I don't think you're alone. In fact, I bet there's at least one solution to this for every musician alive today. I'd even bet that most musicians have three or four ways to combat this since none of them work quite as well as they like.
I think the key to all of the solutions is to find ways to convince yourself to play music, rather than record a recording. It's the difference between living in the moment and living in the future. If you're just playing music, you're in the moment. Your sole job is to play the music, and if it happens to get recorded, great. If you're recording a recording, you have an image of what you think it should sound like in your head and you're forcing it out through your fingers. The more you stress, the more you force it.
Not that any of that paragraph is news to you, of course.
I feel like whatever I play it doesn't come out good enough and the more I repeat, it starts sounding bland to me
I think there's an opening here to help break free of the recorder blues.
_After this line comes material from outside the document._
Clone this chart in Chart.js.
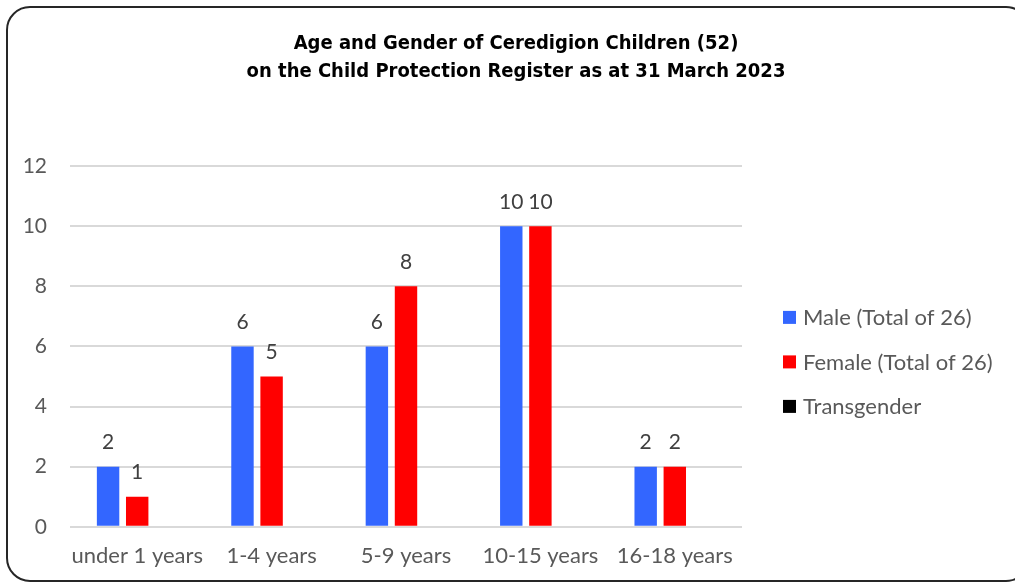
<!DOCTYPE html>
<html>
<head>
    <title>Child Protection Register</title>
    <meta charset="UTF-8">
    <script src="https://cdn.jsdelivr.net/npm/chart.js@4.4.0/dist/chart.umd.min.js"></script>
    <style>
        body { margin: 0; background: #fff; }
        #frame {
            position: absolute; left: 6px; top: 6px; width: 1020px; height: 572px;
            border: 2px solid #262626; border-radius: 24px;
        }
        #wrap { position: absolute; left: 0; top: 0; width: 1015px; height: 585px; }
    </style>
</head>
<body>
    <div id="frame"></div>
    <div id="wrap"><canvas id="myChart"></canvas></div>
    <script>
        let ageGroups = ['under 1 years', '1-4 years', '5-9 years', '10-15 years', '16-18 years'];
        let maleCounts = [2, 6, 6, 10, 2];
        let femaleCounts = [1, 5, 8, 10, 2];
        let transCounts = [0, 0, 0, 0, 0];
        let yTicks = [0, 2, 4, 6, 8, 10, 12];

        // numbers above each bar
        const barLabels = {
            id: 'barLabels',
            afterDatasetsDraw(chart) {
                const ctx = chart.ctx;
                ctx.save();
                ctx.font = '21px Lato';
                ctx.fillStyle = '#404040';
                ctx.textAlign = 'center';
                ctx.textBaseline = 'middle';
                chart.data.datasets.forEach(function (ds, i) {
                    const meta = chart.getDatasetMeta(i);
                    meta.data.forEach(function (bar, j) {
                        if (ds.data[j] > 0) {
                            ctx.fillText(ds.data[j], bar.x, bar.y - 24);
                        }
                    });
                });
                ctx.restore();
            }
        };

        // legend on the right, drawn from the datasets
        const sideLegend = {
            id: 'sideLegend',
            afterDraw(chart) {
                const ctx = chart.ctx;
                const area = chart.chartArea;
                const x = area.right + 41;
                const midY = (area.top + area.bottom) / 2 + 15.5;
                ctx.save();
                ctx.font = '22px Lato';
                ctx.textAlign = 'left';
                ctx.textBaseline = 'middle';
                chart.data.datasets.forEach(function (ds, i) {
                    const y = midY + (i - 1) * 44.5;
                    ctx.fillStyle = ds.backgroundColor;
                    ctx.fillRect(x, y - 6.5, 13, 13);
                    ctx.fillStyle = '#595959';
                    ctx.fillText(ds.label, x + 20, y + 1);
                });
                ctx.restore();
            }
        };

        var ctx = document.getElementById('myChart').getContext('2d');
        var myChart = new Chart(ctx, {
            type: 'bar',
            data: {
                labels: ageGroups,
                datasets: [{
                    label: 'Male (Total of 26)',
                    data: maleCounts,
                    backgroundColor: '#3366ff'
                }, {
                    label: 'Female (Total of 26)',
                    data: femaleCounts,
                    backgroundColor: '#ff0000'
                }, {
                    label: 'Transgender',
                    data: transCounts,
                    backgroundColor: '#000000'
                }]
            },
            options: {
                responsive: true,
                maintainAspectRatio: false,
                animation: false,
                categoryPercentage: 0.65,
                barPercentage: 0.77,
                layout: { padding: { left: 21, right: 4, top: 30, bottom: 0 } },
                plugins: {
                    title: {
                        display: true,
                        text: ['Age and Gender of Ceredigion Children (52)', 'on the Child Protection Register as at 31 March 2023'],
                        color: '#000',
                        font: { family: "'DejaVu Sans Condensed', 'Liberation Sans', sans-serif", size: 20, weight: 'bold', lineHeight: '28px' },
                        padding: { top: 0, bottom: 80 }
                    },
                    legend: { display: false },
                    tooltip: { enabled: false }
                },
                scales: {
                    x: {
                        grid: { display: false, drawTicks: false },
                        border: { display: false },
                        ticks: {
                            color: '#595959', font: { family: 'Lato', size: 22, lineHeight: 1.1 }, padding: 17,
                            maxRotation: 0, minRotation: 0, autoSkip: false
                        }
                    },
                    y: {
                        min: 0,
                        max: 12,
                        afterBuildTicks: function (axis) {
                            axis.ticks = yTicks.map(function (v) { return { value: v }; });
                        },
                        afterFit: function (axis) { axis.width = 49; },
                        grid: { color: '#d9d9d9', lineWidth: 2, drawTicks: false },
                        border: { display: false },
                        ticks: { color: '#595959', font: { family: 'Lato', size: 21 }, padding: 23 }
                    },
                    // empty axis that keeps room for the legend
                    legendRoom: {
                        axis: 'y',
                        position: 'right',
                        display: true,
                        grid: { display: false, drawTicks: false },
                        border: { display: false },
                        ticks: { display: false },
                        afterFit: function (axis) { axis.width = 269; }
                    }
                }
            },
            plugins: [barLabels, sideLegend]
        });
    </script>
</body>
</html>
You chose to use the word "repeat." Try to avoid using that thinking. The last version got played. It's done. Play a new rendition of the song. Give it it's own energy. Thinking of each and every take as its own unique rendition can help prevent it from going dull by repeating the same song over and over. It's a small mindset shift, but its one that can inspire your fingers.
Uniqueness also helps with the issue of mistakes. Instead of thinking "oh, this take is ruined," think of it as "oh, this take is unique." Sometimes, later, you'll have to admit that yes indeed this take is ruined, but don't think of it that way until later. Sometimes, you may find that that particular deviation inspired something new that you never thought of before. I'm rather confident that a series of deviations is how the entire jazz genre got started!
I remember seeing Lindsey Stirling in concert where she demonstrated this effect brilliantly. Like all big names, Lindsey had an opening act. They, like all opening acts, were less polished than the main act. That's no surprise. Lindsey chose to bring the singer back on stage part way through her main set and did a duet with her. On one note, the singer simply missed. It was as wrong of a note as any note you might have hit on your recording. Lindsey, of course, hit the right note on her violin, but then without a moment's hesitation, she slid the note up to the "wrong" note. In doing so, she made the "wrong" note sound right, and who was to argue with her? As a result, we got to hear a unique rendition of the song that no one else has gotten to hear, and frankly, it demonstrated something amazing that the original couldn't. I wouldn't have remembered that performance of the song if it had been done right, I remember it for being done wrong brilliantly.
Failing that, find an excuse to get used to the big red button. Record random parts of your life. Records yourself washing dishes. Try to wash dishes such that the recording sounds perfect! Perfect, of course, is by your own definition, and that's the point. Once you're ready to put your audio track of washing dishes up on youtube, I'm confident you'll find recording an instrument is a lot less daunting!